Entries with chart source code
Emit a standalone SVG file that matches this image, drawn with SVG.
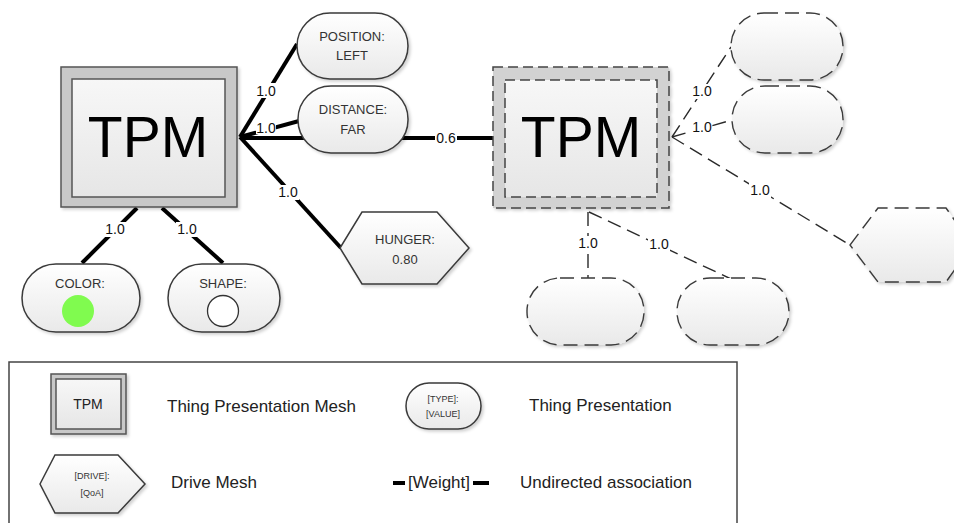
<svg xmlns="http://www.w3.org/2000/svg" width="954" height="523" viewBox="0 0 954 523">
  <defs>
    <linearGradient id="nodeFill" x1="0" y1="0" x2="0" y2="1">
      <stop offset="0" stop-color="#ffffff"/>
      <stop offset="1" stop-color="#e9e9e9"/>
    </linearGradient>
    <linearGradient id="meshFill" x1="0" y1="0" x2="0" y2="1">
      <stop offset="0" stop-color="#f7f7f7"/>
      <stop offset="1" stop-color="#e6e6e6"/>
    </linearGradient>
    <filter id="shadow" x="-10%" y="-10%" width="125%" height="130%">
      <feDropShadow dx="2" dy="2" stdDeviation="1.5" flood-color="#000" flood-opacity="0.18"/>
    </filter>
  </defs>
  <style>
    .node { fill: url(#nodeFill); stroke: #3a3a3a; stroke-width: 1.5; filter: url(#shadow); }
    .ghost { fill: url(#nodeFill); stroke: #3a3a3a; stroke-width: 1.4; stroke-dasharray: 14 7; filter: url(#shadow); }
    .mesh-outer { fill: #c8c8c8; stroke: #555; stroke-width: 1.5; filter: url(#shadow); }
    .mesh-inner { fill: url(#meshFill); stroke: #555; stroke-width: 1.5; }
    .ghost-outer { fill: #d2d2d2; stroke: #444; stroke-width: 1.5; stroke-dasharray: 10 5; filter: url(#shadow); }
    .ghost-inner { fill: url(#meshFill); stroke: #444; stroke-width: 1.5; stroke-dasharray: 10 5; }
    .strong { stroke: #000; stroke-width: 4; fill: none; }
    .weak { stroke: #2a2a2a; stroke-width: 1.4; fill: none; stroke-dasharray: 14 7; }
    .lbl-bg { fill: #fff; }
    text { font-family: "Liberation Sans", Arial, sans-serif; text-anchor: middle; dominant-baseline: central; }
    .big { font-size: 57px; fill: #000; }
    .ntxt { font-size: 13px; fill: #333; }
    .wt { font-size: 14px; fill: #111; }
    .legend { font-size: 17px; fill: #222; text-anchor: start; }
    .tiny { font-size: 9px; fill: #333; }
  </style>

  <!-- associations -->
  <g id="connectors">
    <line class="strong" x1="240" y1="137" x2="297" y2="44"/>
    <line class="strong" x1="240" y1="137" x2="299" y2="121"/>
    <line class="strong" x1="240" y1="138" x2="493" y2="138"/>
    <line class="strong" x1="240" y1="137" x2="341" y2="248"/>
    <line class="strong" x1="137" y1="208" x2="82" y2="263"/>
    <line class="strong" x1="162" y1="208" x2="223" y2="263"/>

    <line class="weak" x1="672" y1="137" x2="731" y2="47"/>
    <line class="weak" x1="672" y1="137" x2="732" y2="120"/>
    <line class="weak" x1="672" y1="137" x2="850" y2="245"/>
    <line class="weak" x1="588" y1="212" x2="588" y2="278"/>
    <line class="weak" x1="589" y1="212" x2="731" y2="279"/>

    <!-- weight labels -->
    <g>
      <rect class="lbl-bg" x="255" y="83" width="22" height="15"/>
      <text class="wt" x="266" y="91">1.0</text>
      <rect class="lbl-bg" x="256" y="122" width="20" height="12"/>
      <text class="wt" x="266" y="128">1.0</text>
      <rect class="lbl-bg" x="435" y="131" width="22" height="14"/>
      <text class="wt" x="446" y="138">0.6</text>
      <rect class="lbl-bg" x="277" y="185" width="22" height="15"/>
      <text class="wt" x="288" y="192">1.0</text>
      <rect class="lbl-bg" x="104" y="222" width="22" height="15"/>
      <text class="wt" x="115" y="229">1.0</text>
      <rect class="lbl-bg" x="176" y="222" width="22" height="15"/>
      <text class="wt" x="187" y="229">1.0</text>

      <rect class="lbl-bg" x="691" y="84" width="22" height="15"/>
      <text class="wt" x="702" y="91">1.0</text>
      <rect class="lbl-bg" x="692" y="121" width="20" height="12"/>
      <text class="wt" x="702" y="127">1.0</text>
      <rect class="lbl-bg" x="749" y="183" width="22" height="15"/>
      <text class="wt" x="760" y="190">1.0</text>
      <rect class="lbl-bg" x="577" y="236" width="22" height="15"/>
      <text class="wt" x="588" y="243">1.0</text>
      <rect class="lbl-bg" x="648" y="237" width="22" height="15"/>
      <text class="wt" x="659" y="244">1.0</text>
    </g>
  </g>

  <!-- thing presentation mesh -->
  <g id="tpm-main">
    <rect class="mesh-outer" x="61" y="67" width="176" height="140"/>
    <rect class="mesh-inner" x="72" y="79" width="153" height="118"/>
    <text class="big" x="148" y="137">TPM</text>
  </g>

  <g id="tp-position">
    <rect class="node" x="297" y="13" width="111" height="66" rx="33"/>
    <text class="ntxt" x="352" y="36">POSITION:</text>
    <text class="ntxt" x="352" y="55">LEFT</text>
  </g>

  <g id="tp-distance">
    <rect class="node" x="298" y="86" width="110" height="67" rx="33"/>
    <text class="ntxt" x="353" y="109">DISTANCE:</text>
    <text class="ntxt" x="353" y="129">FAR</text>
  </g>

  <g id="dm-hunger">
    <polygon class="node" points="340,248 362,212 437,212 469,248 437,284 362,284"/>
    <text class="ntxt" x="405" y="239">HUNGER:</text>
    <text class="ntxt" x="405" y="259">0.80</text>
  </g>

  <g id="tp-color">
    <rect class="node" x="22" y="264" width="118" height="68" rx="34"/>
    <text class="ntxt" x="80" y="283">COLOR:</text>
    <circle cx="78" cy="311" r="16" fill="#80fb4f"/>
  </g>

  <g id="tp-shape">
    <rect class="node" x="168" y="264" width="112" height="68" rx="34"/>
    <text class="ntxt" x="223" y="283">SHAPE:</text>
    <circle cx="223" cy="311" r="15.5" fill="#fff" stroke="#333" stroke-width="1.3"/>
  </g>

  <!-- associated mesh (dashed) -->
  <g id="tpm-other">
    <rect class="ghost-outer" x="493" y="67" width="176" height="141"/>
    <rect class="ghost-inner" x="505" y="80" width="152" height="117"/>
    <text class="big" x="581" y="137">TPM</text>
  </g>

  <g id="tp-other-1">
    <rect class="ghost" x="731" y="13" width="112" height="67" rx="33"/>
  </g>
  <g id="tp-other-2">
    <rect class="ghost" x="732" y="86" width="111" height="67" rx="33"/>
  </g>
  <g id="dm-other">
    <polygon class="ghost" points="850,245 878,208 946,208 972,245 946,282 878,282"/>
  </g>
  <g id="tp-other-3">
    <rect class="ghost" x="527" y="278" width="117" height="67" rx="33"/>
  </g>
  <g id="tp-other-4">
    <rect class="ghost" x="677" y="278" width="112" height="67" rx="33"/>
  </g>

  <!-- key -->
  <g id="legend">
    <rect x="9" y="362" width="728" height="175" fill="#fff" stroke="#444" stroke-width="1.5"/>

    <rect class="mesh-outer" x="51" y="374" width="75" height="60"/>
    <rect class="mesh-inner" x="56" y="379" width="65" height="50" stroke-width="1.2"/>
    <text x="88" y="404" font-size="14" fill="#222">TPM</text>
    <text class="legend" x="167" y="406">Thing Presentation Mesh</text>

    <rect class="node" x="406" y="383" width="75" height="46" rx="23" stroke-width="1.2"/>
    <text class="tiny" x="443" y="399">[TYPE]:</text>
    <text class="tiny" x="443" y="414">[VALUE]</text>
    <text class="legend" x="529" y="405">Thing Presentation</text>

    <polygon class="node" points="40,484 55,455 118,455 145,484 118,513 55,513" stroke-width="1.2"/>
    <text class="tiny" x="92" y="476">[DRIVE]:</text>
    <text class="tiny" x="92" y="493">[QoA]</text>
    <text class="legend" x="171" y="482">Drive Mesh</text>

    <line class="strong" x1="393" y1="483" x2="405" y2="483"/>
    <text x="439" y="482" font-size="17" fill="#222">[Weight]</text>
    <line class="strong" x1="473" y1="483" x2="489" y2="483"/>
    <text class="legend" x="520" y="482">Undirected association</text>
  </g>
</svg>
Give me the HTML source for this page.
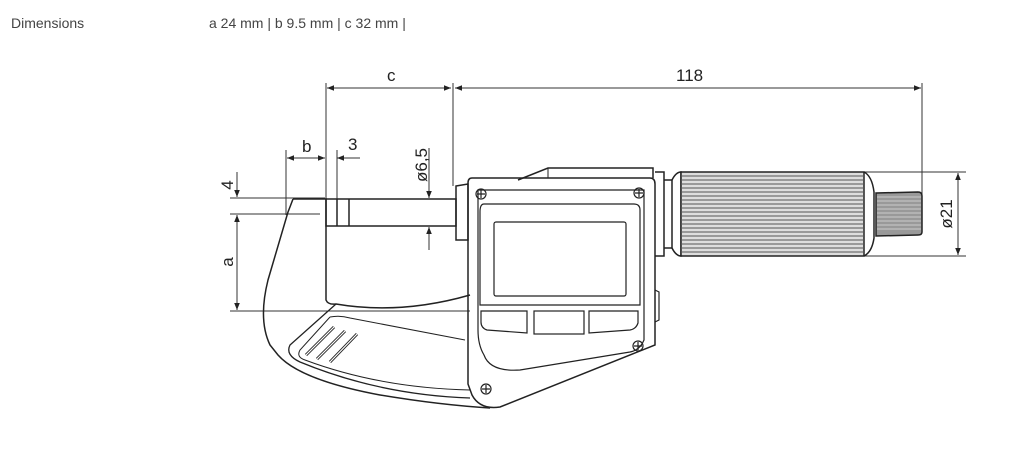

* _Your objective_
Find "this". Copy every line it occurs in.

* _Solved exercise_
Emit a standalone SVG file that matches this image, drawn with SVG.
Give me the HTML source for this page.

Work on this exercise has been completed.